An Innovative Approach to Reducing Upfront Costs in Hydrogen Storage via Cushion–Working Gas Separation

Hydrogen is an expensive and relatively scarce commodity. However, its storage—both to increase renewable energy efficiency by reducing curtailment and to support a zero-carbon energy system that reduces reliance on energy imports—appears inevitable. This raises a key question: how can the high upfront costs and substantial hydrogen volumes required for subsurface storage be reduced? One of the main cost drivers is the need for hydrogen cushion gas, which, depending on the techno-economic analysis, can account for up to 80% of the initial investment costs.

In this talk, we present two approaches to improve the competitiveness of hydrogen storage. First, drawing on lessons learned from the ACT Acorn CO₂ storage project, we explore the potential of a staged investment strategy. The central idea is to initiate storage operations at a small scale, requiring relatively modest volumes of cushion gas, while retaining the option to upscale if early phases prove successful and safe, efficient storage is demonstrated.

Second, we introduce a new conceptual model that allows hydrogen cushion gas to be replaced with cheaper and more readily available alternatives. The primary function of cushion gas is to provide compression during working gas injection and pressure support during production. We propose a strategy in which cushion gas (in this case CO₂) and working gas are spatially separated, preventing mixing or chemical reactions while still delivering the pressure support required for efficient operation.
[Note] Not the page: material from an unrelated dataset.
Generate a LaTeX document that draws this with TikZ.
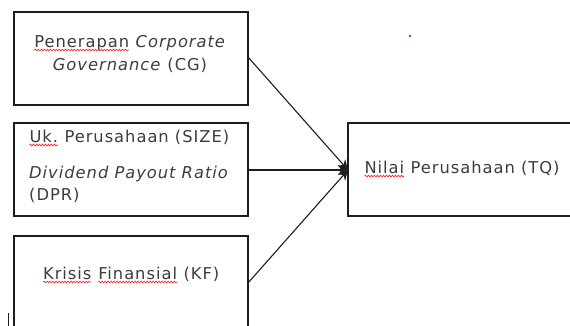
\documentclass[tikz,border=0pt]{standalone}
\usepackage{fontspec}
\setmainfont[LetterSpace=6]{DejaVu Sans}
\usetikzlibrary{arrows.meta,decorations.pathmorphing}
\definecolor{txt}{RGB}{60,60,60}
\definecolor{ln}{RGB}{30,30,30}
\newcommand\spellerr[1]{\tikz[baseline=(w.base)]{\node[inner sep=0pt,outer sep=0pt] (w) {#1};
  \draw[red!85,line width=0.7pt,decorate,decoration={snake,amplitude=0.8pt,segment length=3pt}]
    ([yshift=-3pt]w.base west) -- ([yshift=-3pt]w.base east);}}
\begin{document}
\begin{tikzpicture}[x=1pt,y=-1pt,
  box/.style={draw=ln,line width=1.2pt},
  lbl/.style={text=txt,font=\fontsize{16.3}{19}\selectfont,inner sep=0pt},
  conn/.style={draw=ln,line width=1.1pt,-{Stealth[length=10pt,width=10pt]}}]
\useasboundingbox (0,0) rectangle (570,325);
\begin{scope}
\clip (0,0) rectangle (570,325);
\draw[box] (14,12) rectangle (248,105);
\draw[box] (14,123) rectangle (248,216);
\draw[box] (14,236) rectangle (248,340);
\draw[box] (348,123) rectangle (580,216);
\draw[ln,line width=0.8pt] (8,313) -- (8,330);
\end{scope}
\coordinate (cg) at (248,57);
\coordinate (sz) at (248,170);
\coordinate (kf) at (248,283);
\coordinate (tq) at (348,170);
\node[lbl,anchor=base] (t1) at (130,47) {\spellerr{Penerapan} \textit{Corporate}};
\node[lbl,anchor=base] (t2) at (130,70) {\textit{Governance} (CG)};
\node[lbl,anchor=base west] (t3) at (29,142) {\spellerr{Uk.} Perusahaan (SIZE)};
\node[lbl,anchor=base west] (t4) at (29,178) {\textit{Dividend Payout Ratio}};
\node[lbl,anchor=base west] (t5) at (29,200) {(DPR)};
\node[lbl,anchor=base] (t6) at (131,279) {\spellerr{Krisis} \spellerr{Finansial} (KF)};
\node[lbl,anchor=base west] (t7) at (364,173) {\spellerr{Nilai} Perusahaan (TQ)};
\fill[blue!70] (410,36) circle (1.3pt);
\draw[conn] (cg) -- (tq);
\draw[conn] (sz) -- (tq);
\draw[conn] (kf) -- (tq);
\end{tikzpicture}
\end{document}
We use the Long Clawson field in the East Midlands, UK, as a case study to demonstrate the theoretical feasibility of this approach. The field of interest is relatively shallow (approximately 680 m) and comprises several reservoir layers with an average thickness of ~10 m. Using an efficient black-oil simulator, reservoir modelling is employed to test and optimise the feasibility of cyclic hydrogen storage within these layers.

This work forms part of the East Midlands Storage (EMStor) project, a Strategic Innovation Fund–supported feasibility study focused on the development of hydrogen storage in repurposed hydrocarbon fields.